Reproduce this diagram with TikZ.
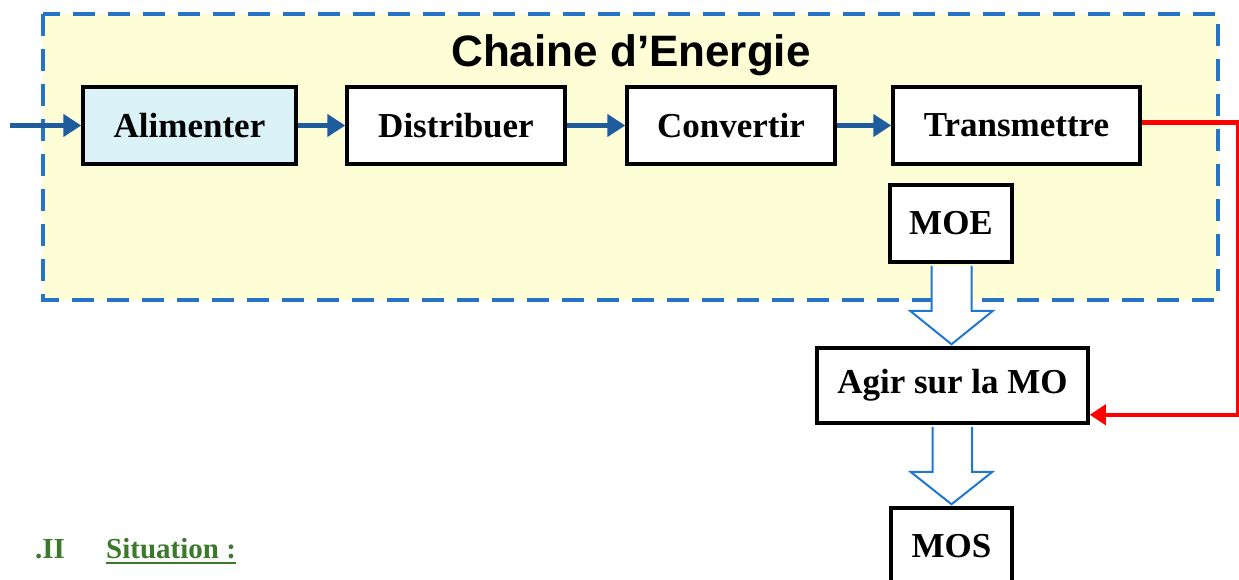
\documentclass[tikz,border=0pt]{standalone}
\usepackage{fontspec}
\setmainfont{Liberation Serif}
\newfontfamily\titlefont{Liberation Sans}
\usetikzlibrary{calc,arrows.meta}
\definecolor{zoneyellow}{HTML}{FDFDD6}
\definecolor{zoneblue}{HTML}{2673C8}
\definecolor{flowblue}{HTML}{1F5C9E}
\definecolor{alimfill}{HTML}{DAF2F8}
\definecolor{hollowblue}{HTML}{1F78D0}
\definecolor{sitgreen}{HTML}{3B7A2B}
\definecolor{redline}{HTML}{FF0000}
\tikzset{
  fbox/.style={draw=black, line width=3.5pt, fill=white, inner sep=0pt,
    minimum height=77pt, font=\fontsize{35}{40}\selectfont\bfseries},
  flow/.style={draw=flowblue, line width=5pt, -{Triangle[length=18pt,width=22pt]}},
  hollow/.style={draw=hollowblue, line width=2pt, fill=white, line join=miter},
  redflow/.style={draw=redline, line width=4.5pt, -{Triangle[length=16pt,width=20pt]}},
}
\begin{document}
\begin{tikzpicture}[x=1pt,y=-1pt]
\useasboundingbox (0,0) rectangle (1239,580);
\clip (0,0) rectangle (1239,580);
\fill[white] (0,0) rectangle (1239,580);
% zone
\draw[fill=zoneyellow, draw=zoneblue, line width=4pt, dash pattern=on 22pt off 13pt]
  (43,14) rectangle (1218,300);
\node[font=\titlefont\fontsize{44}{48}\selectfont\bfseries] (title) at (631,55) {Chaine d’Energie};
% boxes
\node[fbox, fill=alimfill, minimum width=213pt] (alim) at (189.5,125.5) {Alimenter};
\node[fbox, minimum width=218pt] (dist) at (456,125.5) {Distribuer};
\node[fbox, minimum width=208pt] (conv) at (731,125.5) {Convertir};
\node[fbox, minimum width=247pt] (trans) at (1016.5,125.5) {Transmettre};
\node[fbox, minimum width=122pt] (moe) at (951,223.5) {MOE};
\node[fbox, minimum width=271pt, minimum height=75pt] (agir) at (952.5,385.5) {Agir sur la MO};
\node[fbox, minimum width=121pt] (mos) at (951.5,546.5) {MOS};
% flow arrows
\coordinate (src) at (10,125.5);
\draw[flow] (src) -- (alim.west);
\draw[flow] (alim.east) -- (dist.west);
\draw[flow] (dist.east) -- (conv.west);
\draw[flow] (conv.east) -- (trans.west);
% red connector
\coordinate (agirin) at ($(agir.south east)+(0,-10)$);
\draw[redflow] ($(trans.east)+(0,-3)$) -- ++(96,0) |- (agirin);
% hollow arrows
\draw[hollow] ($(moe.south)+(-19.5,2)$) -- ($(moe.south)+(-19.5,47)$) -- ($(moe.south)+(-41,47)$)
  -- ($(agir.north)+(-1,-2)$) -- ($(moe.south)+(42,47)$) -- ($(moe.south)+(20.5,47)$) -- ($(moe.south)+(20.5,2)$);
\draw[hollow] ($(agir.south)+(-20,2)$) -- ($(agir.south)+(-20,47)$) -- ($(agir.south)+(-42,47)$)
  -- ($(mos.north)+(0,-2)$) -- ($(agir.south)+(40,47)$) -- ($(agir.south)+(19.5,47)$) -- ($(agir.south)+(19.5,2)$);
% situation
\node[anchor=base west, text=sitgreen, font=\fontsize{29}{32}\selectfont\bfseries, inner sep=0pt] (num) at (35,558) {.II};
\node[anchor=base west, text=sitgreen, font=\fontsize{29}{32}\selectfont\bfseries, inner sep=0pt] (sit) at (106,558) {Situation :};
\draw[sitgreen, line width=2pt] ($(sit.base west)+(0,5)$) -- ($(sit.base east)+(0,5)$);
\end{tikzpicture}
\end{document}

● What you need to do:
Extract all the data above exactly, excluding every picture.

● Response to the exercise:
Reproduce this diagram with TikZ.
\documentclass[tikz,border=0pt]{standalone}
\usepackage{fontspec}
\setmainfont{Liberation Serif}
\newfontfamily\titlefont{Liberation Sans}
\usetikzlibrary{calc,arrows.meta}
\definecolor{zoneyellow}{HTML}{FDFDD6}
\definecolor{zoneblue}{HTML}{2673C8}
\definecolor{flowblue}{HTML}{1F5C9E}
\definecolor{alimfill}{HTML}{DAF2F8}
\definecolor{hollowblue}{HTML}{1F78D0}
\definecolor{sitgreen}{HTML}{3B7A2B}
\definecolor{redline}{HTML}{FF0000}
\tikzset{
  fbox/.style={draw=black, line width=3.5pt, fill=white, inner sep=0pt,
    minimum height=77pt, font=\fontsize{35}{40}\selectfont\bfseries},
  flow/.style={draw=flowblue, line width=5pt, -{Triangle[length=18pt,width=22pt]}},
  hollow/.style={draw=hollowblue, line width=2pt, fill=white, line join=miter},
  redflow/.style={draw=redline, line width=4.5pt, -{Triangle[length=16pt,width=20pt]}},
}
\begin{document}
\begin{tikzpicture}[x=1pt,y=-1pt]
\useasboundingbox (0,0) rectangle (1239,580);
\clip (0,0) rectangle (1239,580);
\fill[white] (0,0) rectangle (1239,580);
% zone
\draw[fill=zoneyellow, draw=zoneblue, line width=4pt, dash pattern=on 22pt off 13pt]
  (43,14) rectangle (1218,300);
\node[font=\titlefont\fontsize{44}{48}\selectfont\bfseries] (title) at (631,55) {Chaine d’Energie};
% boxes
\node[fbox, fill=alimfill, minimum width=213pt] (alim) at (189.5,125.5) {Alimenter};
\node[fbox, minimum width=218pt] (dist) at (456,125.5) {Distribuer};
\node[fbox, minimum width=208pt] (conv) at (731,125.5) {Convertir};
\node[fbox, minimum width=247pt] (trans) at (1016.5,125.5) {Transmettre};
\node[fbox, minimum width=122pt] (moe) at (951,223.5) {MOE};
\node[fbox, minimum width=271pt, minimum height=75pt] (agir) at (952.5,385.5) {Agir sur la MO};
\node[fbox, minimum width=121pt] (mos) at (951.5,546.5) {MOS};
% flow arrows
\coordinate (src) at (10,125.5);
\draw[flow] (src) -- (alim.west);
\draw[flow] (alim.east) -- (dist.west);
\draw[flow] (dist.east) -- (conv.west);
\draw[flow] (conv.east) -- (trans.west);
% red connector
\coordinate (agirin) at ($(agir.south east)+(0,-10)$);
\draw[redflow] ($(trans.east)+(0,-3)$) -- ++(96,0) |- (agirin);
% hollow arrows
\draw[hollow] ($(moe.south)+(-19.5,2)$) -- ($(moe.south)+(-19.5,47)$) -- ($(moe.south)+(-41,47)$)
  -- ($(agir.north)+(-1,-2)$) -- ($(moe.south)+(42,47)$) -- ($(moe.south)+(20.5,47)$) -- ($(moe.south)+(20.5,2)$);
\draw[hollow] ($(agir.south)+(-20,2)$) -- ($(agir.south)+(-20,47)$) -- ($(agir.south)+(-42,47)$)
  -- ($(mos.north)+(0,-2)$) -- ($(agir.south)+(40,47)$) -- ($(agir.south)+(19.5,47)$) -- ($(agir.south)+(19.5,2)$);
% situation
\node[anchor=base west, text=sitgreen, font=\fontsize{29}{32}\selectfont\bfseries, inner sep=0pt] (num) at (35,558) {.II};
\node[anchor=base west, text=sitgreen, font=\fontsize{29}{32}\selectfont\bfseries, inner sep=0pt] (sit) at (106,558) {Situation :};
\draw[sitgreen, line width=2pt] ($(sit.base west)+(0,5)$) -- ($(sit.base east)+(0,5)$);
\end{tikzpicture}
\end{document}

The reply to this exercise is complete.